Added veteran trainer Eddie Futch, who was with Joe Frazier and Larry Holmes when they mounted futile comebacks: "They love to fight. They don't start out knowing they'll be champ, but they still take their lumps. The lure that attracted them in the first place is still there, the roar of the crowd. Once you've tasted the wine, it's hard to put it down."
"Why? Why? Why? That's all I ever hear," Leonard said. "You can't understand unless you've fought yourself and tested your skill and courage.
"I think people are crazy who sky-dive or drive racing cars over 200 mph. That's inconceivable to me. But those same people probably think I'm crazy for fighting.
"It's really simple. I'm doing something because I love it, and I do it well. I'm not back for the money or the glory. Why shouldn't I fight? If I beat all the so-called monsters, why can't I keep on fighting?"
His ex-wife, Juanita, watched him try to walk away from boxing several times.
He first tried quitting after winning a gold medal in the 1976 Olympic Games. He again talked of retiring in 1981 after unifying the welterweight crown by knocking out Thomas Hearns. In 1982, a detached retina kept him out of the ring for more than two years. But it would not be forever. Even the embarrassment of being knocked down by journeyman Kevin Howard in 1984 was not enough to stop him.
"For Ray, there was always one more fight," she said before their divorce was final. "He went through terrible periods when he was retired. The love for boxing was beyond what anybody can imagine. He wasn't satisfied with his life not fighting. His fight life was his life. That's why he is still fighting."
Throughout his career, Leonard had spoken with regret about the damaged images of boxing greats Joe Louis and Muhammad Ali, who fought long beyond their primes. Leonard said: "The public respected my intelligence in and out of the ring. If you tarnish that, people hold it against you. I won't do that for any price."
But he regarded the challenge of beating Marvelous Marvin Hagler as his personal Mount Everest, and could rebut any arguments the nay-sayers offered.
"Hagler was the ultimate challenge," he said. "I felt I had been cheated of the best years of my boxing life. Until I fought him, I was denied making history."
Leonard has put the legends of the senior circuit -- Hagler, Hearns and Roberto Duran -- behind him. These days, with his dwindling entourage, Leonard has to psyche himself to generate the same adrenalin that carried him to his stunning victory over Hagler.
But it will be Terry Norris, a talented, but obscure champion, Leonard will be fighting at the Garden on Saturday night, not a larger-than-life Hagler.

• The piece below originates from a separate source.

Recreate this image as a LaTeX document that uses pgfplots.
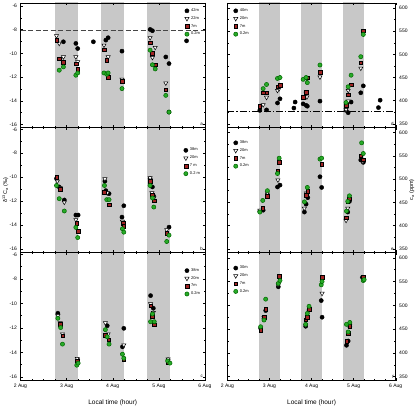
\documentclass[border=0pt]{standalone}
\usepackage{fontspec}
\setmainfont{Liberation Sans}
\usepackage{pgfplots}
\pgfplotsset{compat=1.18}
\definecolor{bandgray}{RGB}{200,200,200}
\definecolor{redsq}{RGB}{160,35,35}
\definecolor{greenc}{RGB}{40,170,40}
\pgfplotsset{
 every axis/.append style={scale only axis, font=\fontsize{5}{6}\selectfont, tick align=inside,
   major tick length=2.5pt, minor tick length=1.4pt, axis on top, /pgf/number format/assume math mode=true,
   xmin=2, xmax=6, xtick={2,3,4,5,6}, minor x tick num=3, clip=true, axis line style={line width=0.6pt},
   every tick/.style={black, line width=0.4pt},
   legend style={draw=none, fill=none, font=\fontsize{4}{4.5}\selectfont, row sep=-0.5pt, inner sep=1pt},
   legend cell align=left, anchor=north west},
 leftax/.style={width=184.5pt, ymin=-16.3, ymax=-5.85, ytick={-16,-14,...,-6}, minor y tick num=1},
 rightax/.style={width=168.3pt, ymin=342, ymax=611, ytick={350,400,...,600}, minor y tick num=1, yticklabel pos=right},
 s1/.style={only marks, mark=*, mark size=2.1pt, mark options={fill=black, draw=black}},
 s2/.style={only marks, mark=triangle*, mark size=2.4pt, mark options={rotate=180, fill=white, draw=black, line width=0.5pt}},
 s3/.style={only marks, mark=square*, mark size=1.8pt, mark options={fill=redsq, draw=black, line width=0.3pt}},
 s4/.style={only marks, mark=*, mark size=2.1pt, mark options={fill=greenc, draw=black!60!green, line width=0.5pt}},
 bandL/.style={draw=none, fill=bandgray, forget plot},
}
\newcommand{\bandsL}{%
 \addplot[bandL] coordinates {(2.75,-30) (3.25,-30) (3.25,0) (2.75,0)} --cycle;
 \addplot[bandL] coordinates {(3.75,-30) (4.25,-30) (4.25,0) (3.75,0)} --cycle;
 \addplot[bandL] coordinates {(4.75,-30) (5.25,-30) (5.25,0) (4.75,0)} --cycle;}
\newcommand{\bandsR}{%
 \addplot[bandL] coordinates {(2.75,0) (3.25,0) (3.25,1000) (2.75,1000)} --cycle;
 \addplot[bandL] coordinates {(3.75,0) (4.25,0) (4.25,1000) (3.75,1000)} --cycle;
 \addplot[bandL] coordinates {(4.75,0) (5.25,0) (5.25,1000) (4.75,1000)} --cycle;}
\newcommand{\plab}[1]{\node[anchor=south east, font=\fontsize{4.5}{5}\selectfont, inner sep=1pt] at (rel axis cs:0.995,0.01) {#1};}
\begin{document}
\begin{tikzpicture}
\useasboundingbox (0,0) rectangle (419pt,408pt);
% ---------------- panel a ----------------
\begin{axis}[leftax, at={(20.5pt,405pt)}, height=124.5pt, ymin=-16.25, ymax=-5.75, xticklabels={},
  legend style={at={(0.99,0.98)}, anchor=north east}]
\bandsL
\addplot[gray!55!black, dash pattern=on 5pt off 2.5pt, line width=0.9pt, forget plot] coordinates {(2,-8.05) (6,-8.05)};
\addplot[s1] coordinates {(2.93,-9.02) (3.20,-9.16) (3.24,-9.59) (3.58,-9.02) (3.85,-8.88) (3.90,-8.68) (4.20,-9.81) (4.81,-7.98) (4.86,-8.09) (5.15,-10.3) (5.22,-10.86) (5.60,-8.94) (5.22,-14.95)};
\addplot[s2] coordinates {(2.78,-8.52) (2.84,-9.16) (2.93,-10.3) (3.20,-10.3) (3.24,-10.72) (3.81,-9.31) (3.90,-10.3) (4.20,-12.19) (4.81,-8.68) (4.86,-10.35) (4.92,-9.5) (5.15,-12.5)};
\addplot[s3] coordinates {(2.78,-8.88) (2.84,-10.43) (2.93,-10.73) (3.20,-10.86) (3.24,-11.35) (3.81,-9.67) (3.87,-10.58) (3.90,-11.98) (4.20,-12.36) (4.81,-9.08) (4.86,-10.0) (4.92,-10.96) (5.15,-13.06)};
\addplot[s4] coordinates {(2.84,-11.42) (2.93,-11.14) (3.20,-11.84) (3.24,-11.65) (3.81,-11.65) (3.87,-11.76) (3.90,-11.65) (4.20,-12.97) (4.81,-9.73) (4.86,-10.96) (4.92,-11.31) (5.15,-13.54) (5.22,-14.95)};
\legend{42m,22m,7m,0.2m}
\plab{a}
\end{axis}
% ---------------- panel b ----------------
\begin{axis}[leftax, at={(20.5pt,280.5pt)}, height=125pt, xticklabels={},
  ylabel={δ\textsuperscript{13}C\textsubscript{a} (‰)},
  ylabel style={font=\fontsize{5.5}{6.5}\selectfont, at={(axis description cs:-0.062,0.5)}, anchor=south, inner sep=0.5pt},
  legend style={at={(0.99,0.86)}, anchor=north east}]
\bandsL
\addplot[s1] coordinates {(2.78,-10.12) (2.84,-10.82) (2.95,-11.91) (3.20,-13.17) (3.25,-13.17) (3.83,-10.34) (3.85,-11.13) (3.92,-11.38) (4.20,-13.34) (4.24,-12.39) (4.81,-10.12) (4.86,-10.82) (4.89,-11.6) (5.22,-14.18)};
\addplot[s2] coordinates {(2.80,-10.34) (2.86,-10.9) (2.95,-12.1) (3.20,-13.56) (3.83,-10.15) (3.88,-11.32) (4.21,-13.7) (4.81,-10.06) (4.85,-11.32) (4.89,-11.74) (5.17,-14.4)};
\addplot[s3] coordinates {(2.78,-9.98) (2.86,-10.99) (3.22,-13.84) (3.25,-14.5) (3.82,-11.27) (3.92,-12.3) (4.23,-13.84) (4.24,-14.12) (4.81,-10.34) (4.85,-11.46) (4.90,-11.97) (5.17,-14.68)};
\addplot[s4] coordinates {(2.78,-10.7) (2.84,-11.8) (2.95,-12.83) (3.20,-14.2) (3.24,-15.05) (3.82,-10.7) (3.87,-11.88) (3.92,-11.88) (4.21,-14.32) (4.24,-14.6) (4.81,-10.7) (4.86,-11.74) (4.89,-12.5) (5.17,-15.38) (5.22,-14.85)};
\legend{38m,20m,7 m,0.2 m}
\plab{b}
\end{axis}
% ---------------- panel c ----------------
\begin{axis}[leftax, at={(20.5pt,155.5pt)}, height=128pt, xticklabels={2 Aug,3 Aug,4 Aug,5 Aug,6 Aug},
  xlabel={Local time (hour)}, xlabel style={font=\fontsize{6.5}{7.5}\selectfont, yshift=-4pt},
  legend style={at={(0.99,0.90)}, anchor=north east}]
\bandsL
\addplot[s1] coordinates {(2.81,-10.81) (3.24,-14.61) (3.88,-11.83) (4.21,-13.55) (4.24,-12.04) (4.82,-9.37) (4.88,-10.4) (5.20,-14.61)};
\addplot[s2] coordinates {(2.81,-11.0) (2.86,-11.6) (2.91,-12.5) (3.23,-14.5) (3.84,-11.6) (3.90,-12.5) (4.24,-13.4) (4.82,-10.05) (4.88,-10.75) (5.20,-14.55)};
\addplot[s3] coordinates {(2.86,-11.69) (2.91,-12.64) (3.23,-14.69) (3.84,-12.59) (3.91,-12.97) (4.24,-14.56) (4.82,-10.19) (4.86,-11.06) (4.90,-11.74) (5.20,-14.83)};
\addplot[s4] coordinates {(2.81,-11.22) (2.87,-11.98) (2.91,-13.33) (3.22,-15.05) (3.25,-14.88) (3.84,-12.15) (3.88,-12.73) (3.92,-13.33) (4.21,-14.15) (4.24,-14.48) (4.82,-11.5) (4.86,-10.87) (4.90,-11.5) (5.19,-14.7) (5.24,-14.88)};
\legend{38m,20m,7m,0.2m}
\plab{c}
\end{axis}
% ---------------- panel d ----------------
\begin{axis}[rightax, at={(227.4pt,405pt)}, height=124.5pt, xticklabels={},
  legend style={at={(0.03,0.98)}, anchor=north west}]
\bandsR
\addplot[black, dash pattern=on 7pt off 2pt on 1.2pt off 2pt, line width=0.7pt, forget plot] coordinates {(2,376) (6,376)};
\addplot[s1] coordinates {(2.77,379) (2.93,380) (3.19,395) (3.25,404) (3.58,384) (3.61,397) (3.80,393) (3.87,390) (3.90,388) (4.20,399) (4.82,379) (4.87,374) (4.94,397) (5.17,417) (5.23,432) (5.59,385) (5.63,401)};
\addplot[s2] coordinates {(2.85,391) (2.93,407) (3.19,422) (3.23,426) (3.89,408) (3.87,416) (3.89,447) (4.20,451) (4.82,381) (4.87,399) (4.87,422) (5.17,470)};
\addplot[s3] coordinates {(2.77,388) (2.85,417) (2.93,417) (3.19,430) (3.25,433) (3.80,407) (3.87,419) (3.90,450) (4.20,462) (4.82,390) (4.87,413) (4.94,435) (5.17,482) (5.23,551)};
\addplot[s4] coordinates {(2.85,426) (2.93,435) (3.19,448) (3.25,450) (3.80,446) (3.87,450) (3.90,439) (4.20,477) (4.82,396) (4.87,430) (4.94,455) (5.17,495) (5.23,543)};
\legend{40m,20m,7m,0.2m}
\plab{d}
\end{axis}
% ---------------- panel e ----------------
\begin{axis}[rightax, at={(227.4pt,280.5pt)}, height=125pt, xticklabels={},
  ylabel={c\textsubscript{a} (ppm)},
  ylabel style={font=\fontsize{5.5}{6.5}\selectfont, at={(axis description cs:1.076,0.5)}, anchor=north, rotate=0, inner sep=0.5pt},
  legend style={at={(0.03,0.92)}, anchor=north west}]
\bandsR
\addplot[s1] coordinates {(2.77,431) (2.85,433) (2.95,467) (3.19,483) (3.25,487) (3.83,429) (3.87,446) (3.91,460) (4.20,505) (4.24,482) (4.86,429) (4.90,452) (5.17,541) (5.23,536)};
\addplot[s2] coordinates {(2.77,433) (2.95,470) (3.20,498) (3.83,437) (3.88,470) (4.82,411) (4.86,437) (5.22,538)};
\addplot[s3] coordinates {(2.84,437) (2.95,463) (3.19,517) (3.23,536) (3.87,465) (3.91,474) (4.24,532) (4.82,417) (4.86,451) (4.90,458) (5.17,550) (5.23,542)};
\addplot[s4] coordinates {(2.77,429) (2.84,454) (2.95,475) (3.19,512) (3.23,545) (3.83,451) (3.90,482) (4.20,543) (4.24,545) (4.83,431) (4.86,452) (4.90,464) (5.19,578) (5.23,555)};
\legend{38m,20m,7m,0.2m}
\plab{e}
\end{axis}
% ---------------- panel f ----------------
\begin{axis}[rightax, at={(227.4pt,155.5pt)}, height=128pt, xticklabels={2 Aug,3 Aug,4 Aug,5 Aug,6 Aug},
  xlabel={Local time (hour)}, xlabel style={font=\fontsize{6.5}{7.5}\selectfont, yshift=-4pt},
  legend style={at={(0.03,0.92)}, anchor=north west}]
\bandsR
\addplot[s1] coordinates {(2.79,452) (2.87,472) (2.91,489) (3.21,539) (3.86,456) (3.94,490) (4.23,510) (4.25,475) (4.83,416) (4.87,425) (4.91,455) (5.21,559)};
\addplot[s2] coordinates {(2.87,474) (3.21,543) (3.86,458) (4.25,525) (4.91,458) (5.21,556)};
\addplot[s3] coordinates {(2.79,448) (2.87,475) (2.91,492) (3.23,561) (3.86,470) (3.90,475) (3.94,492) (4.25,559) (4.83,425) (4.87,441) (4.91,456) (5.23,559)};
\addplot[s4] coordinates {(2.79,455) (2.87,469) (2.91,513) (3.21,546) (3.25,552) (3.86,460) (3.90,483) (3.94,498) (4.23,543) (4.25,550) (4.83,460) (4.87,444) (4.91,464) (5.23,552) (5.25,554)};
\legend{30m,20m,7m,0.2m}
\plab{f}
\end{axis}
\end{tikzpicture}
\end{document}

"Ray is still fighting because he hasn't found anything else to really challenge him," said Mike Trainer, a Maryland attorney and financial adviser who turned Leonard into a boxing conglomerate.
"He's tried working as a fight commentator, but he became bored by it. He talks about becoming an actor, and I think he'd be a great one. But I don't think he'd have the patience to redo the same scene a hundred times. He's too restless. Fighting is still in his blood."
Ollie Dunlap, Leonard's chief confidant and traveling companion, has known the fighter since he first turned up as a teen-ager at the Palmer Park, Md., recreation center.
"I can understand why he is still fighting," Dunlap said. "It's for the same reason Nolan Ryan is still pitching, Arnold Palmer is still playing golf and Ottis Anderson is playing football. They're all great competitors who love their sport.
"Who says 34 is too old to fight? Did they say that to Ray Robinson and Willie Pep in the '50s? I know I thought Ray should retire after the last Hearns fight [a controversial 12-round draw in June 1989 in which Leonard was knocked down twice].